Obama’s focus on education this week is part of a broader pitch he has been making on the economy and domestic issues - particularly in battleground states in the Midwest - since formally accepting the nomination two weeks ago. A key part of his strategy is to convince voters that McCain differs little on policy from President Bush, whose popularity rating rests at about 30 percent.

But Obama’s appeals to middle-class and suburban families - notably women, a crucial voting bloc - have grown more urgent since McCain’s pick of Palin, the 44-year-old Alaska governor, changed the contours of the race, with the GOP ticket now casting themselves as mavericks eager to shake up Washington.

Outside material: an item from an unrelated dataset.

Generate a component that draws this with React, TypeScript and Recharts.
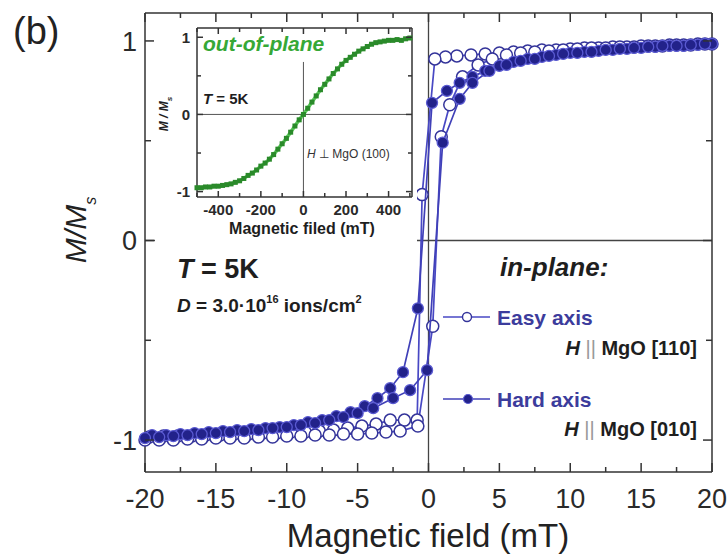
import React from 'react'
import { ScatterChart, Scatter, XAxis, YAxis, ReferenceLine } from 'recharts'

const FONT = '"Liberation Sans", Arial, Helvetica, sans-serif'

// main loops: [field (mT), M/Ms], descending branch then ascending branch
const easyDown: [number, number][] = [
  [20, 0.985], [19, 0.985], [18, 0.98], [17, 0.98], [16, 0.975], [15, 0.975], [14, 0.97],
  [13, 0.97], [12, 0.965], [11, 0.965], [10, 0.96], [9, 0.955], [8, 0.955], [7, 0.95],
  [6, 0.945], [5, 0.94], [4, 0.935], [3, 0.93], [2, 0.925], [1.2, 0.92], [0.45, 0.91],
  [-0.45, 0.23], [-0.8, -0.9], [-1.7, -0.9], [-2.7, -0.9], [-3.7, -0.92], [-4.7, -0.93],
  [-5.7, -0.94], [-6.7, -0.95], [-7.7, -0.955], [-8.7, -0.96], [-9.7, -0.96], [-10.7, -0.965],
  [-11.7, -0.965], [-12.7, -0.97], [-13.7, -0.97], [-14.7, -0.975], [-15.7, -0.975],
  [-16.7, -0.98], [-17.7, -0.98], [-18.7, -0.98], [-19.7, -0.985],
]
const easyUp: [number, number][] = [
  [-20, -1.0], [-19, -1.0], [-18, -1.0], [-17, -0.995], [-16, -0.995], [-15, -0.99],
  [-14, -0.99], [-13, -0.99], [-12, -0.985], [-11, -0.985], [-10, -0.98], [-9, -0.98],
  [-8, -0.975], [-7, -0.975], [-6, -0.97], [-5, -0.97], [-4, -0.965], [-3, -0.96],
  [-2, -0.955], [-0.75, -0.93], [0.3, -0.43], [0.9, 0.52], [1.5, 0.68], [2.4, 0.82],
  [3.5, 0.88], [4.5, 0.91], [5.5, 0.93], [6.5, 0.94], [7.5, 0.945], [8.5, 0.95], [9.5, 0.955],
  [10.5, 0.96], [11.5, 0.965], [12.5, 0.965], [13.5, 0.97], [14.5, 0.97], [15.5, 0.975],
  [16.5, 0.975], [17.5, 0.98], [18.5, 0.98], [19.5, 0.985],
]
const hardDown: [number, number][] = [
  [20, 0.985], [19, 0.98], [18, 0.975], [17, 0.975], [16, 0.97], [15, 0.965], [14, 0.96],
  [13, 0.955], [12, 0.95], [11, 0.945], [10, 0.94], [9, 0.93], [8, 0.92], [7, 0.91],
  [6, 0.895], [5, 0.875], [4, 0.85], [3.1, 0.82], [2.2, 0.79], [1.3, 0.75], [0.25, 0.69],
  [-0.75, -0.34], [-1.8, -0.66], [-2.7, -0.74], [-3.6, -0.79], [-4.5, -0.83], [-5.5, -0.86],
  [-6.5, -0.88], [-7.5, -0.9], [-8.5, -0.91], [-9.5, -0.925], [-10.5, -0.935], [-11.5, -0.94],
  [-12.5, -0.945], [-13.5, -0.95], [-14.5, -0.955], [-15.5, -0.96], [-16.5, -0.965],
  [-17.5, -0.97], [-18.5, -0.975], [-19.5, -0.975],
]
const hardUp: [number, number][] = [
  [-20, -0.99], [-19, -0.985], [-18, -0.98], [-17, -0.975], [-16, -0.97], [-15, -0.965],
  [-14, -0.96], [-13, -0.955], [-12, -0.95], [-11, -0.94], [-10, -0.935], [-9, -0.925],
  [-8, -0.915], [-7, -0.9], [-6, -0.885], [-5, -0.865], [-3.9, -0.84], [-2.5, -0.79],
  [-1.3, -0.75], [-0.1, -0.65], [1.0, 0.49], [2.2, 0.71], [3.1, 0.79], [4.3, 0.85],
  [5.5, 0.88], [6.5, 0.9], [7.5, 0.91], [8.5, 0.925], [9.5, 0.935], [10.5, 0.94],
  [11.5, 0.945], [12.5, 0.955], [13.5, 0.96], [14.5, 0.965], [15.5, 0.97], [16.5, 0.975],
  [17.5, 0.975], [18.5, 0.98], [19.5, 0.985],
]

// inset: out-of-plane loop
const outOfPlane: [number, number][] = [
  [-500, -0.95], [-480, -0.95], [-460, -0.94], [-440, -0.94], [-420, -0.93], [-400, -0.93],
  [-380, -0.92], [-360, -0.91], [-340, -0.9], [-320, -0.88], [-300, -0.86], [-280, -0.83],
  [-260, -0.79], [-240, -0.76], [-220, -0.72], [-200, -0.67], [-180, -0.63], [-160, -0.58],
  [-140, -0.52], [-120, -0.45], [-100, -0.38], [-80, -0.31], [-60, -0.23], [-40, -0.15],
  [-20, -0.07], [0, 0.0], [20, 0.08], [40, 0.16], [60, 0.24], [80, 0.32], [100, 0.39],
  [120, 0.46], [140, 0.53], [160, 0.59], [180, 0.65], [200, 0.7], [220, 0.74], [240, 0.78],
  [260, 0.82], [280, 0.85], [300, 0.88], [320, 0.91], [340, 0.93], [360, 0.94], [380, 0.95],
  [400, 0.96], [420, 0.96], [440, 0.97], [460, 0.96], [480, 0.98], [500, 0.99],
]

const mainXTicks = [-20, -17.5, -15, -12.5, -10, -7.5, -5, -2.5, 0, 2.5, 5, 7.5, 10, 12.5, 15, 17.5, 20]
const mainYTicks = [-1, -0.5, 0, 0.5, 1]
const insetXTicks = [-500, -400, -300, -200, -100, 0, 100, 200, 300, 400, 500]
const insetYTicks = [-1, -0.5, 0, 0.5, 1]

const toPts = (arr: [number, number][]) => arr.map(([h, m]) => ({ h, m }))
const easyData = toPts([...easyDown, ...easyUp])
const hardData = toPts([...hardDown, ...hardUp])
const insetData = toPts(outOfPlane)

type Side = 'bottom' | 'top' | 'left' | 'right'
const tick = (side: Side, step: number, len: number, minor: number, label?: { size: number; off: number; weight: number }) =>
  (p: any) => {
    const { x, y, payload } = p
    const v = payload.value
    const big = Math.abs(v / step - Math.round(v / step)) < 1e-6
    const L = big ? len : minor
    const ln = { stroke: '#333', strokeWidth: 1.5 }
    let line = null
    let txt = null
    if (side === 'bottom') line = <line x1={x} x2={x} y1={y} y2={y - L} {...ln} />
    if (side === 'top') line = <line x1={x} x2={x} y1={y} y2={y + L} {...ln} />
    if (side === 'left') line = <line x1={x} x2={x + L} y1={y} y2={y} {...ln} />
    if (side === 'right') line = <line x1={x} x2={x - L} y1={y} y2={y} {...ln} />
    if (label && big) {
      const common = { fontFamily: FONT, fontSize: label.size, fontWeight: label.weight, fill: '#2a2a2a' }
      if (side === 'bottom') txt = <text x={x} y={y + label.off} textAnchor="middle" {...common}>{String(v)}</text>
      if (side === 'left') txt = <text x={x - label.off} y={y} dy="0.36em" textAnchor="end" {...common}>{String(v)}</text>
    }
    return <g>{line}{txt}</g>
  }

const OpenDot = (p: any) => <circle cx={p.cx} cy={p.cy} r={6} fill="#fff" stroke="#34349a" strokeWidth={1.5} />
const FilledDot = (p: any) => <circle cx={p.cx} cy={p.cy} r={5.5} fill="#22228a" stroke="#5a5ad2" strokeWidth={1.3} />
const GreenSq = (p: any) => <rect x={p.cx - 2.5} y={p.cy - 2.5} width={5} height={5} fill="#2a8a2a" />
const Nothing = () => <g />

const axisLine = { stroke: '#333', strokeWidth: 1.5 }

function MainChart() {
  return (
    <ScatterChart width={728} height={560} margin={{ top: 12, right: 15, bottom: 48, left: 85 }}>
      <XAxis xAxisId="b" type="number" dataKey="h" domain={[-20, 20]} ticks={mainXTicks} interval={0}
        height={40} axisLine={axisLine} tickLine={false} tickSize={0} tickMargin={0}
        tick={tick('bottom', 5, 9, 5, { size: 27, off: 36, weight: 400 })} />
      <XAxis xAxisId="t" orientation="top" type="number" dataKey="h" domain={[-20, 20]} ticks={mainXTicks}
        interval={0} height={1} axisLine={axisLine} tickLine={false} tickSize={0} tickMargin={0}
        tick={tick('top', 5, 9, 5)} />
      <YAxis yAxisId="l" type="number" dataKey="m" domain={[-1.16, 1.14]} ticks={mainYTicks} interval={0}
        width={60} axisLine={axisLine} tickLine={false} tickSize={0} tickMargin={0}
        tick={tick('left', 1, 9, 6, { size: 27, off: 8, weight: 400 })} />
      <YAxis yAxisId="r" orientation="right" type="number" dataKey="m" domain={[-1.16, 1.14]} ticks={mainYTicks}
        interval={0} width={1} axisLine={axisLine} tickLine={false} tickSize={0} tickMargin={0}
        tick={tick('right', 1, 9, 6)} />
      <ReferenceLine xAxisId="b" yAxisId="l" y={0} stroke="#444" strokeWidth={1.3} />
      <ReferenceLine xAxisId="b" yAxisId="l" x={0} stroke="#444" strokeWidth={1.3} />
      <Scatter xAxisId="t" yAxisId="r" data={easyData} shape={Nothing} isAnimationActive={false} />
      <Scatter xAxisId="b" yAxisId="l" data={easyData} line={{ stroke: '#4848c4', strokeWidth: 1.7 }}
        lineType="joint" shape={OpenDot} isAnimationActive={false} />
      <Scatter xAxisId="b" yAxisId="l" data={hardData} line={{ stroke: '#4040b8', strokeWidth: 1.7 }}
        lineType="joint" shape={FilledDot} isAnimationActive={false} />
    </ScatterChart>
  )
}

function InsetChart() {
  return (
    <ScatterChart width={262} height={220} margin={{ top: 4, right: 4, bottom: 45, left: 41 }}>
      <XAxis xAxisId="b" type="number" dataKey="h" domain={[-500, 510]} ticks={insetXTicks} interval={0}
        height={1} axisLine={axisLine} tickLine={false} tickSize={0} tickMargin={0}
        tick={tick('bottom', 200, 6, 4, { size: 15, off: 18, weight: 700 })} />
      <XAxis xAxisId="t" orientation="top" type="number" dataKey="h" domain={[-500, 510]} ticks={insetXTicks}
        interval={0} height={1} axisLine={axisLine} tickLine={false} tickSize={0} tickMargin={0}
        tick={tick('top', 200, 6, 4)} />
      <YAxis yAxisId="l" type="number" dataKey="m" domain={[-1.07, 1.12]} ticks={insetYTicks} interval={0}
        width={1} axisLine={axisLine} tickLine={false} tickSize={0} tickMargin={0}
        tick={tick('left', 1, 6, 4, { size: 15, off: 7, weight: 700 })} />
      <YAxis yAxisId="r" orientation="right" type="number" dataKey="m" domain={[-1.07, 1.12]} ticks={insetYTicks}
        interval={0} width={1} axisLine={axisLine} tickLine={false} tickSize={0} tickMargin={0}
        tick={tick('right', 1, 6, 4)} />
      <ReferenceLine xAxisId="b" yAxisId="l" y={0} stroke="#555" strokeWidth={1} />
      <ReferenceLine xAxisId="b" yAxisId="l" segment={[{ x: 0, y: -1.07 }, { x: 0, y: 0.68 }]} stroke="#555" strokeWidth={1} />
      <Scatter xAxisId="t" yAxisId="r" data={insetData} shape={Nothing} isAnimationActive={false} />
      <Scatter xAxisId="b" yAxisId="l" data={insetData} line={{ stroke: '#5ccc5c', strokeWidth: 3.5 }}
        lineType="joint" shape={GreenSq} isAnimationActive={false} />
    </ScatterChart>
  )
}

function Annotations() {
  const t = { fontFamily: FONT }
  return (
    <svg width={728} height={560} style={{ position: 'absolute', left: 0, top: 0, pointerEvents: 'none' }}>
      <text x={13} y={44} fontSize={38} fill="#222" {...t}>(b)</text>
      <text transform="translate(86,230) rotate(-90)" textAnchor="middle" fontSize={30} fontStyle="italic" fill="#222" {...t}>
        M/M<tspan fontSize={16} dy={10}>s</tspan>
      </text>
      <text x={428} y={547} textAnchor="middle" fontSize={33} fill="#222" {...t}>Magnetic field (mT)</text>

      <text x={177} y={278} fontSize={27} fontWeight={700} fill="#1e1e1e" {...t}>
        <tspan fontStyle="italic">T</tspan> = 5K
      </text>
      <text x={177} y={312} fontSize={19} fontWeight={700} fill="#1e1e1e" {...t}>
        <tspan fontStyle="italic">D</tspan> = 3.0·10<tspan fontSize={11} dy={-9}>16</tspan>
        <tspan dy={9}> ions/cm</tspan><tspan fontSize={11} dy={-9}>2</tspan>
      </text>

      <text x={500} y={276} fontSize={26} fontWeight={700} fontStyle="italic" fill="#1e1e1e" {...t}>in-plane:</text>
      <line x1={443} x2={490} y1={317} y2={317} stroke="#4848c4" strokeWidth={1.4} />
      <circle cx={467} cy={317} r={4.5} fill="#fff" stroke="#34349a" strokeWidth={1.4} />
      <text x={497} y={317} dy="0.36em" fontSize={21} fontWeight={700} fill="#3c3c9c" {...t}>Easy axis</text>
      <text x={697} y={355} textAnchor="end" fontSize={20} fontWeight={700} fill="#1e1e1e" {...t}>
        <tspan fontStyle="italic">H</tspan><tspan fontWeight={300} fill="#999"> ||</tspan> MgO [110]
      </text>
      <line x1={443} x2={490} y1={399} y2={399} stroke="#4040b8" strokeWidth={1.4} />
      <circle cx={468} cy={399} r={4.5} fill="#22228a" stroke="#5a5ad2" strokeWidth={1.2} />
      <text x={497} y={399} dy="0.36em" fontSize={21} fontWeight={700} fill="#3c3c9c" {...t}>Hard axis</text>
      <text x={697} y={436} textAnchor="end" fontSize={20} fontWeight={700} fill="#1e1e1e" {...t}>
        <tspan fontStyle="italic">H</tspan><tspan fontWeight={300} fill="#999"> ||</tspan> MgO [010]
      </text>

      <text x={203} y={51} fontSize={21} fontWeight={700} fontStyle="italic" fill="#36a836" {...t}>out-of-plane</text>
      <text x={203} y={104} fontSize={15} fontWeight={700} fill="#1e1e1e" {...t}>
        <tspan fontStyle="italic">T</tspan> = 5K
      </text>
      <text x={307} y={158} fontSize={12} fill="#333" {...t}>
        <tspan fontStyle="italic">H</tspan> ⊥ MgO (100)
      </text>
      <text x={302} y={234} textAnchor="middle" fontSize={16} fontWeight={700} fill="#1e1e1e" {...t}>Magnetic filed (mT)</text>
      <text transform="translate(168,114) rotate(-90)" textAnchor="middle" fontSize={12} fontWeight={700} fontStyle="italic" fill="#1e1e1e" {...t}>
        M / M<tspan fontSize={8} dy={4}>s</tspan>
      </text>
    </svg>
  )
}

export default function App() {
  return (
    <div style={{ position: 'absolute', left: 0, top: 0, width: 728, height: 560, background: '#fff', overflow: 'hidden' }}>
      <div style={{ position: 'absolute', left: 0, top: 0 }}>
        <MainChart />
      </div>
      <div style={{ position: 'absolute', left: 155, top: 23, width: 262, height: 220, background: '#fff' }}>
        <InsetChart />
      </div>
      <Annotations />
    </div>
  )
}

“After three decades of indifference on education, do you really believe that John McCain is going to make a difference now?” Obama asked yesterday in Ohio, and his audience responded with a resounding “No!”

Obama’s campaign also released a new television ad yesterday highlighting many of the same points, noting McCain’s call, as Republicans took control of Congress in 1994, for the abolition of the US Department of Education.

Still, in an illustration of the difficulty Obama faces in countering the excitement Palin has added to the race, CNN cut away from his education speech to show Palin addressing thousands of supporters about 30 miles south in Lebanon, Ohio.
Two elements of Obama’s plan in particular may appeal to some independents and Republicans: his call for doubling federal spending on charter schools, from $200 million to $400 million a year; and an insistence that districts receiving certain federal assistance have clear plans to remove poorly performing teachers.

Obama bemoaned, as he has done on other issues, the partisan gridlock that he says has allowed problems in the public education system to fester. But there are real and significant differences among Republicans and Democrats about the right solutions.
While Obama emphasizes parental choice within a publicly funded school system, McCain made a point in his speech to the Republican National Convention last week of promoting his support for vouchers, which would allow parents to take public money allotted to their children and spend it in different settings.

“Some may choose a better public school. Some may choose a private one. Many will choose a charter school,” McCain said. “But they will have that choice and their children will have that opportunity.”